- **DO THIS**: Please quote every line word for word.

>> Begin SUPPLIED INFORMATION

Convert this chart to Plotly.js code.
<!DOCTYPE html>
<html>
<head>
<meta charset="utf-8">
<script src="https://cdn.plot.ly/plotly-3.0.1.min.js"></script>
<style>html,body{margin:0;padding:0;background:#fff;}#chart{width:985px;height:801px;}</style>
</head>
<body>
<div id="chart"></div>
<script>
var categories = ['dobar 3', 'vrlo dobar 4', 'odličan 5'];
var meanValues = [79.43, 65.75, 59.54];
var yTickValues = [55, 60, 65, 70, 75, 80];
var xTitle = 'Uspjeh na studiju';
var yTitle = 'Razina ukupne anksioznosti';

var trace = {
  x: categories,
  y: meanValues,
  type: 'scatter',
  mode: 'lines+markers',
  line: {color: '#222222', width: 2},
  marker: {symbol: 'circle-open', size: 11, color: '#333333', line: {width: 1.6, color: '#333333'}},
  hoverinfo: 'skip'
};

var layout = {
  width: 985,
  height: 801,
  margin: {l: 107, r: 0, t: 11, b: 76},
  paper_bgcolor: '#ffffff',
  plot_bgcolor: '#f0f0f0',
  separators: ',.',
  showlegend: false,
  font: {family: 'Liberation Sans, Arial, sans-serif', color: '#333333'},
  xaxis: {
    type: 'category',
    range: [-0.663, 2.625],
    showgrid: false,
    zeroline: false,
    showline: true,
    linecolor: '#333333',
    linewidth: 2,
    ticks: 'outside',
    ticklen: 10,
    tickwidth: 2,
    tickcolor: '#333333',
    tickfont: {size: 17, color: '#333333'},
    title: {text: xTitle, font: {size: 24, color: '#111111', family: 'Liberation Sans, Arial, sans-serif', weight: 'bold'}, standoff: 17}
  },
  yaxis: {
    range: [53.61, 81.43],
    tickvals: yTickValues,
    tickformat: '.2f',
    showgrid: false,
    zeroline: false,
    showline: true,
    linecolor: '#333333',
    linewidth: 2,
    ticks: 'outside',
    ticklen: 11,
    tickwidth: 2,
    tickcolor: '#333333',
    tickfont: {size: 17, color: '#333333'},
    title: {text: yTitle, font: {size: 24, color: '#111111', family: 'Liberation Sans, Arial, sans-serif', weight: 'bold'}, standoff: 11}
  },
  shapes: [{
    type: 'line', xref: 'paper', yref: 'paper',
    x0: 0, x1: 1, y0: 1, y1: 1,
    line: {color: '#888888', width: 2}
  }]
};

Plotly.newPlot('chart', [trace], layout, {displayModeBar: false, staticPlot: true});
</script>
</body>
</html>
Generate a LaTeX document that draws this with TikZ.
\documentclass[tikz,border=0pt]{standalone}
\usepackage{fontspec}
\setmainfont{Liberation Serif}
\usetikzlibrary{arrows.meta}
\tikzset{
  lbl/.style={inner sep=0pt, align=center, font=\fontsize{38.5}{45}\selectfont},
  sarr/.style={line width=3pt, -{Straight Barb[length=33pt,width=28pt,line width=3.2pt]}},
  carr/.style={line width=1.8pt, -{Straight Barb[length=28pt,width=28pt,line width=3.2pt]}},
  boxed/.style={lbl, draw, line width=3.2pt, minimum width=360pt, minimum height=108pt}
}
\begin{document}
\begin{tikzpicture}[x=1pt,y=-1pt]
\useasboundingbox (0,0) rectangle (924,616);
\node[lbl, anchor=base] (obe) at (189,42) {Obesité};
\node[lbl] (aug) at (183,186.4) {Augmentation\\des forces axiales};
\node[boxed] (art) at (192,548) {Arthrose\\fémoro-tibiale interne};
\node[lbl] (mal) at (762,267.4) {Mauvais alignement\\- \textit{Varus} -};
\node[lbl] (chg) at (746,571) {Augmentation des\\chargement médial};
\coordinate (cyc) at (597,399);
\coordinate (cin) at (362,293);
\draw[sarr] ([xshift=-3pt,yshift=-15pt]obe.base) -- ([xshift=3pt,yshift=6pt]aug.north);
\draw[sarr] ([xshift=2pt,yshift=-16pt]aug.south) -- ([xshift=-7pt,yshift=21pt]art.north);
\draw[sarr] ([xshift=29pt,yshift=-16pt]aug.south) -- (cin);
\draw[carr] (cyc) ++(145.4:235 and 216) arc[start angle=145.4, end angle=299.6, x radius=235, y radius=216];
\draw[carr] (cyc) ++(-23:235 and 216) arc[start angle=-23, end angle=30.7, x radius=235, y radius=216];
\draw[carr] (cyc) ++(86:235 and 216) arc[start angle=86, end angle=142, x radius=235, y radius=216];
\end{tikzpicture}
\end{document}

>> End SUPPLIED INFORMATION

- **OUTPUT BELOW**:
Convert this chart to Plotly.js code.
<!DOCTYPE html>
<html>
<head>
<meta charset="utf-8">
<script src="https://cdn.plot.ly/plotly-3.0.1.min.js"></script>
<style>html,body{margin:0;padding:0;background:#fff;}#chart{width:985px;height:801px;}</style>
</head>
<body>
<div id="chart"></div>
<script>
var categories = ['dobar 3', 'vrlo dobar 4', 'odličan 5'];
var meanValues = [79.43, 65.75, 59.54];
var yTickValues = [55, 60, 65, 70, 75, 80];
var xTitle = 'Uspjeh na studiju';
var yTitle = 'Razina ukupne anksioznosti';

var trace = {
  x: categories,
  y: meanValues,
  type: 'scatter',
  mode: 'lines+markers',
  line: {color: '#222222', width: 2},
  marker: {symbol: 'circle-open', size: 11, color: '#333333', line: {width: 1.6, color: '#333333'}},
  hoverinfo: 'skip'
};

var layout = {
  width: 985,
  height: 801,
  margin: {l: 107, r: 0, t: 11, b: 76},
  paper_bgcolor: '#ffffff',
  plot_bgcolor: '#f0f0f0',
  separators: ',.',
  showlegend: false,
  font: {family: 'Liberation Sans, Arial, sans-serif', color: '#333333'},
  xaxis: {
    type: 'category',
    range: [-0.663, 2.625],
    showgrid: false,
    zeroline: false,
    showline: true,
    linecolor: '#333333',
    linewidth: 2,
    ticks: 'outside',
    ticklen: 10,
    tickwidth: 2,
    tickcolor: '#333333',
    tickfont: {size: 17, color: '#333333'},
    title: {text: xTitle, font: {size: 24, color: '#111111', family: 'Liberation Sans, Arial, sans-serif', weight: 'bold'}, standoff: 17}
  },
  yaxis: {
    range: [53.61, 81.43],
    tickvals: yTickValues,
    tickformat: '.2f',
    showgrid: false,
    zeroline: false,
    showline: true,
    linecolor: '#333333',
    linewidth: 2,
    ticks: 'outside',
    ticklen: 11,
    tickwidth: 2,
    tickcolor: '#333333',
    tickfont: {size: 17, color: '#333333'},
    title: {text: yTitle, font: {size: 24, color: '#111111', family: 'Liberation Sans, Arial, sans-serif', weight: 'bold'}, standoff: 11}
  },
  shapes: [{
    type: 'line', xref: 'paper', yref: 'paper',
    x0: 0, x1: 1, y0: 1, y1: 1,
    line: {color: '#888888', width: 2}
  }]
};

Plotly.newPlot('chart', [trace], layout, {displayModeBar: false, staticPlot: true});
</script>
</body>
</html>
Generate a LaTeX document that draws this with TikZ.
\documentclass[tikz,border=0pt]{standalone}
\usepackage{fontspec}
\setmainfont{Liberation Serif}
\usetikzlibrary{arrows.meta}
\tikzset{
  lbl/.style={inner sep=0pt, align=center, font=\fontsize{38.5}{45}\selectfont},
  sarr/.style={line width=3pt, -{Straight Barb[length=33pt,width=28pt,line width=3.2pt]}},
  carr/.style={line width=1.8pt, -{Straight Barb[length=28pt,width=28pt,line width=3.2pt]}},
  boxed/.style={lbl, draw, line width=3.2pt, minimum width=360pt, minimum height=108pt}
}
\begin{document}
\begin{tikzpicture}[x=1pt,y=-1pt]
\useasboundingbox (0,0) rectangle (924,616);
\node[lbl, anchor=base] (obe) at (189,42) {Obesité};
\node[lbl] (aug) at (183,186.4) {Augmentation\\des forces axiales};
\node[boxed] (art) at (192,548) {Arthrose\\fémoro-tibiale interne};
\node[lbl] (mal) at (762,267.4) {Mauvais alignement\\- \textit{Varus} -};
\node[lbl] (chg) at (746,571) {Augmentation des\\chargement médial};
\coordinate (cyc) at (597,399);
\coordinate (cin) at (362,293);
\draw[sarr] ([xshift=-3pt,yshift=-15pt]obe.base) -- ([xshift=3pt,yshift=6pt]aug.north);
\draw[sarr] ([xshift=2pt,yshift=-16pt]aug.south) -- ([xshift=-7pt,yshift=21pt]art.north);
\draw[sarr] ([xshift=29pt,yshift=-16pt]aug.south) -- (cin);
\draw[carr] (cyc) ++(145.4:235 and 216) arc[start angle=145.4, end angle=299.6, x radius=235, y radius=216];
\draw[carr] (cyc) ++(-23:235 and 216) arc[start angle=-23, end angle=30.7, x radius=235, y radius=216];
\draw[carr] (cyc) ++(86:235 and 216) arc[start angle=86, end angle=142, x radius=235, y radius=216];
\end{tikzpicture}
\end{document}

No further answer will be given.